— Brief —
Repeat exactly, please, the lines that begin at the start of the listing and end at the line holding "prob_exps = [0, -1, -2, -3, -4, -5, -6]".

==*==

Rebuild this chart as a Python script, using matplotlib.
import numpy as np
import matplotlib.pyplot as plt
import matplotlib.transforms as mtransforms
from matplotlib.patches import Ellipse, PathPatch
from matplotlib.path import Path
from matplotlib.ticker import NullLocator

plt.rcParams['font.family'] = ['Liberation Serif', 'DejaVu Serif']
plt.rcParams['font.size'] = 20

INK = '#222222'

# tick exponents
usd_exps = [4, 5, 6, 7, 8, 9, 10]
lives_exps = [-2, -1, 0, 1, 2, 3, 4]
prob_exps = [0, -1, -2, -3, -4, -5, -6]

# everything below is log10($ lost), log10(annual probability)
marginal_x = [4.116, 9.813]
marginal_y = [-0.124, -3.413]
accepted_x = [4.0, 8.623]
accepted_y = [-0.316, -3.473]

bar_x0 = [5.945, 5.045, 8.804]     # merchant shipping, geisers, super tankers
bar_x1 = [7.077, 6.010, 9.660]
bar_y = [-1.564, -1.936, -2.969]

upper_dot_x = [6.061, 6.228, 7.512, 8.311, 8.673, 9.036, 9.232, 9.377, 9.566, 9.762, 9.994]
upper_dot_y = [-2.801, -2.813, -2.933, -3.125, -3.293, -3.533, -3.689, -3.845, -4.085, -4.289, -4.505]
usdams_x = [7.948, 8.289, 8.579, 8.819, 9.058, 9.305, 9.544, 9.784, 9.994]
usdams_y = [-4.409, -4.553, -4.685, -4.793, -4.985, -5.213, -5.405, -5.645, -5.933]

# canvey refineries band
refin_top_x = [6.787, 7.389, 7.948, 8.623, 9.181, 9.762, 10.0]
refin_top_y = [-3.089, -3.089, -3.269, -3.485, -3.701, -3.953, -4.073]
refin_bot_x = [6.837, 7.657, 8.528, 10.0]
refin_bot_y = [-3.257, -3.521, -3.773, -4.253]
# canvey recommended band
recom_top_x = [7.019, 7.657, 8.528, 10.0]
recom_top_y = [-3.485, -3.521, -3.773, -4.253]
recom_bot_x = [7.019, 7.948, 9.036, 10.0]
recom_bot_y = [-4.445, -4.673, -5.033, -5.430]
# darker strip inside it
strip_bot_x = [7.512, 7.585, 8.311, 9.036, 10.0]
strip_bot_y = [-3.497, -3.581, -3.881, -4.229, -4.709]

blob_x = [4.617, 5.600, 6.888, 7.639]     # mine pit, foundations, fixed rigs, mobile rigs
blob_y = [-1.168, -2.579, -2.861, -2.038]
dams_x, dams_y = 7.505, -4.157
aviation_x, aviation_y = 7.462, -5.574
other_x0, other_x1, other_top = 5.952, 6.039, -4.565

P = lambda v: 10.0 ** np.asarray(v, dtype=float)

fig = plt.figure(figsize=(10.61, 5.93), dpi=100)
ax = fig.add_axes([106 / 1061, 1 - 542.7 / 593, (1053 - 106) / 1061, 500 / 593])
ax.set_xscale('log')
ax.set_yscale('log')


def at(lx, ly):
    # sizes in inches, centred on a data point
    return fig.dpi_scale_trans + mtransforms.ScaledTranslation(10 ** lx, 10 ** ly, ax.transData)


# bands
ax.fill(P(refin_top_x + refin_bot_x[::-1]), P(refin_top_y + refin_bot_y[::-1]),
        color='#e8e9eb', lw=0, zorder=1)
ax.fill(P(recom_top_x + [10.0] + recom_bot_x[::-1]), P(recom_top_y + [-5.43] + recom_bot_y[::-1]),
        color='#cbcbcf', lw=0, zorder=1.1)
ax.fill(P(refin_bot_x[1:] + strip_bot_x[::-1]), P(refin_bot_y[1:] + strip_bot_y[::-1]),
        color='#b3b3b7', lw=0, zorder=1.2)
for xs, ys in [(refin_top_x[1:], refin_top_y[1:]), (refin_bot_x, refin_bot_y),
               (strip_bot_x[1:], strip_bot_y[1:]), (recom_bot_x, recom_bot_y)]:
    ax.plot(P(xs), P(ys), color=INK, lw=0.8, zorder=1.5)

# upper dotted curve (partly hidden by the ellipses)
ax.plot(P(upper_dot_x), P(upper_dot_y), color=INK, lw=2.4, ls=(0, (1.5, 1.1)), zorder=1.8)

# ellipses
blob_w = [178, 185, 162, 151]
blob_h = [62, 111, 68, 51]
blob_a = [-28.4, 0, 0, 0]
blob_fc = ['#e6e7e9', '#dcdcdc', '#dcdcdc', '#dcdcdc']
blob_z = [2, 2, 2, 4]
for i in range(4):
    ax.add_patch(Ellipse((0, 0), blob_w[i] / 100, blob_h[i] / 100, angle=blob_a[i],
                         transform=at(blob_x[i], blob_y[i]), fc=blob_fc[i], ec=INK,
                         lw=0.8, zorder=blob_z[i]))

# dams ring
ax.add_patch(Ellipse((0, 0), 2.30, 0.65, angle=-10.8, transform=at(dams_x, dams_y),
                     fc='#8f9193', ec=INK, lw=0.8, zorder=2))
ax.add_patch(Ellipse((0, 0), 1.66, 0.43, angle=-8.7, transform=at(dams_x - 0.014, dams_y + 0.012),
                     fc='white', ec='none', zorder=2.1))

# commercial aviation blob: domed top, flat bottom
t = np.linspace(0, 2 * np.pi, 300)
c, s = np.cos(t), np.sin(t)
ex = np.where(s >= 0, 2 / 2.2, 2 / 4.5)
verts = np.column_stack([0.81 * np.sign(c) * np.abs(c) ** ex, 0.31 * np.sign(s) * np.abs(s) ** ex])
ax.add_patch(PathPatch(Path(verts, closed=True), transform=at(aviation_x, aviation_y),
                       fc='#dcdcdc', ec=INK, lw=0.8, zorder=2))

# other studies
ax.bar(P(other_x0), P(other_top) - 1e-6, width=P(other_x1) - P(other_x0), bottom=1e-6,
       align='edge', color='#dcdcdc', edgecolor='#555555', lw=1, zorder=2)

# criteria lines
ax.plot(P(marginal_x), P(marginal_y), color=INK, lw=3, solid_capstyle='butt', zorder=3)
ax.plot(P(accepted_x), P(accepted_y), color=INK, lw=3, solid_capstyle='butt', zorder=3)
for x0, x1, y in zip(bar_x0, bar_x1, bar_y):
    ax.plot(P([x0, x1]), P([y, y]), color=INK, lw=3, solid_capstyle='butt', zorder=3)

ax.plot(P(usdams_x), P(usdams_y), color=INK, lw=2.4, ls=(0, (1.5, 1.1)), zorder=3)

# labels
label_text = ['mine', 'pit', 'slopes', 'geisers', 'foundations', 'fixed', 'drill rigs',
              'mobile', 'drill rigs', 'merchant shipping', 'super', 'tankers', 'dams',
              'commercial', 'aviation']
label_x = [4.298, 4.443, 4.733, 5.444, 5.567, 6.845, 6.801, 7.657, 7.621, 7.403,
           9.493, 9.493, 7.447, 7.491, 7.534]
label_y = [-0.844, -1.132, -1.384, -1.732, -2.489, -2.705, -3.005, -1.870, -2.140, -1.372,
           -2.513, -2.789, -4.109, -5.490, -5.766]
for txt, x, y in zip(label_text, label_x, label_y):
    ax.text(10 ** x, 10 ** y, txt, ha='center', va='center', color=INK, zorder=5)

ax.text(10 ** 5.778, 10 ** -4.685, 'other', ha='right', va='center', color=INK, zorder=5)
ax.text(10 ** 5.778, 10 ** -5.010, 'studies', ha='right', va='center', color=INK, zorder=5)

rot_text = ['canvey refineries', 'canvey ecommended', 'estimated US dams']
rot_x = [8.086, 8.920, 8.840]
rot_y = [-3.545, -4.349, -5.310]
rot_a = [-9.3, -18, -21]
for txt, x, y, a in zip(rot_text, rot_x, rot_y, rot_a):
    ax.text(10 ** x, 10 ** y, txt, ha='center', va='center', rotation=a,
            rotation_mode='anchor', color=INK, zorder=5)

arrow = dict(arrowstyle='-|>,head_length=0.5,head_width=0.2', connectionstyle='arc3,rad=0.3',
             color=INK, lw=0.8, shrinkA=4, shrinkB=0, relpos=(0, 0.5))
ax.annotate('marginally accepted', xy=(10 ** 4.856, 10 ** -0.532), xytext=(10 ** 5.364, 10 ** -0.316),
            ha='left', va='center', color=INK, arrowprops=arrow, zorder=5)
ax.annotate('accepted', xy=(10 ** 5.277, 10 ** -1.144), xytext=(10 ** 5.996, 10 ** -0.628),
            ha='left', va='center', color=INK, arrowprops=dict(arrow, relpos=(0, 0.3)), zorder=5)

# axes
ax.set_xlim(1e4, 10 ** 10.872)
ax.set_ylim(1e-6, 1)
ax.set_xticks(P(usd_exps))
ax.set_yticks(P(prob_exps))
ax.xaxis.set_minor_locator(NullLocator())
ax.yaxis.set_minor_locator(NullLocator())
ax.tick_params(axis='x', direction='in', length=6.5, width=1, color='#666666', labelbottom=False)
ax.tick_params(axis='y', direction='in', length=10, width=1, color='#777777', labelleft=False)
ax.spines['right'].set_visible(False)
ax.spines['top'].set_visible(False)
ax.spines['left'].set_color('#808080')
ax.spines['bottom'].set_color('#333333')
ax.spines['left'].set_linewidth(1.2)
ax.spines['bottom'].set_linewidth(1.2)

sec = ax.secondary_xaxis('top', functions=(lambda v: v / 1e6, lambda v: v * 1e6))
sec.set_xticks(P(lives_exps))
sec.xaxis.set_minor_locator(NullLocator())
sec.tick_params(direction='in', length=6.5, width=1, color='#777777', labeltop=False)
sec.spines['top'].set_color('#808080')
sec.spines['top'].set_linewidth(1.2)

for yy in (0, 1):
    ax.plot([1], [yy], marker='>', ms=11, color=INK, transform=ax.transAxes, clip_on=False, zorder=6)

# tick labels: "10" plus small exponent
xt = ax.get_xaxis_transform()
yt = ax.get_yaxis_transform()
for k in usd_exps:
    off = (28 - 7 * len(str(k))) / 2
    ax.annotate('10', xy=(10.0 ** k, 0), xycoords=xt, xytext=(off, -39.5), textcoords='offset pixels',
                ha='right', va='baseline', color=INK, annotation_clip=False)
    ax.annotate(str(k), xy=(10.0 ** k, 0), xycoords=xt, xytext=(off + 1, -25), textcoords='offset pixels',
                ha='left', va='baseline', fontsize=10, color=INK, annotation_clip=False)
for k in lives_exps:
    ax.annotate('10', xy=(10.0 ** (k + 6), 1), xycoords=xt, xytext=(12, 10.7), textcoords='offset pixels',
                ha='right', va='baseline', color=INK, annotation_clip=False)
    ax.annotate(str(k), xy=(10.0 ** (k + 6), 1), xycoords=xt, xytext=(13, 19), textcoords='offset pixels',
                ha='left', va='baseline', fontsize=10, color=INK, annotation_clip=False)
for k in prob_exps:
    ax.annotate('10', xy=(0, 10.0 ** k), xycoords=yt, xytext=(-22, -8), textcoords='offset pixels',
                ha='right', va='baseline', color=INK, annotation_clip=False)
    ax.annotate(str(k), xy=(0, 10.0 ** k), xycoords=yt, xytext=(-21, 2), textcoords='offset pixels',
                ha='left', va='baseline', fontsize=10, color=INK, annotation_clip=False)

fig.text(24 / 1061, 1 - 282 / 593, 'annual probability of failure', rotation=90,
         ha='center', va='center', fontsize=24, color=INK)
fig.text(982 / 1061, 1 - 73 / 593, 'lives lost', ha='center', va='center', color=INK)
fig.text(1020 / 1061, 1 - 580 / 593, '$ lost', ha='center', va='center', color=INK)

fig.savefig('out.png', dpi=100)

==*==

— Answer to this exercise —
Rebuild this chart as a Python script, using matplotlib.
import numpy as np
import matplotlib.pyplot as plt
import matplotlib.transforms as mtransforms
from matplotlib.patches import Ellipse, PathPatch
from matplotlib.path import Path
from matplotlib.ticker import NullLocator

plt.rcParams['font.family'] = ['Liberation Serif', 'DejaVu Serif']
plt.rcParams['font.size'] = 20

INK = '#222222'

# tick exponents
usd_exps = [4, 5, 6, 7, 8, 9, 10]
lives_exps = [-2, -1, 0, 1, 2, 3, 4]
prob_exps = [0, -1, -2, -3, -4, -5, -6]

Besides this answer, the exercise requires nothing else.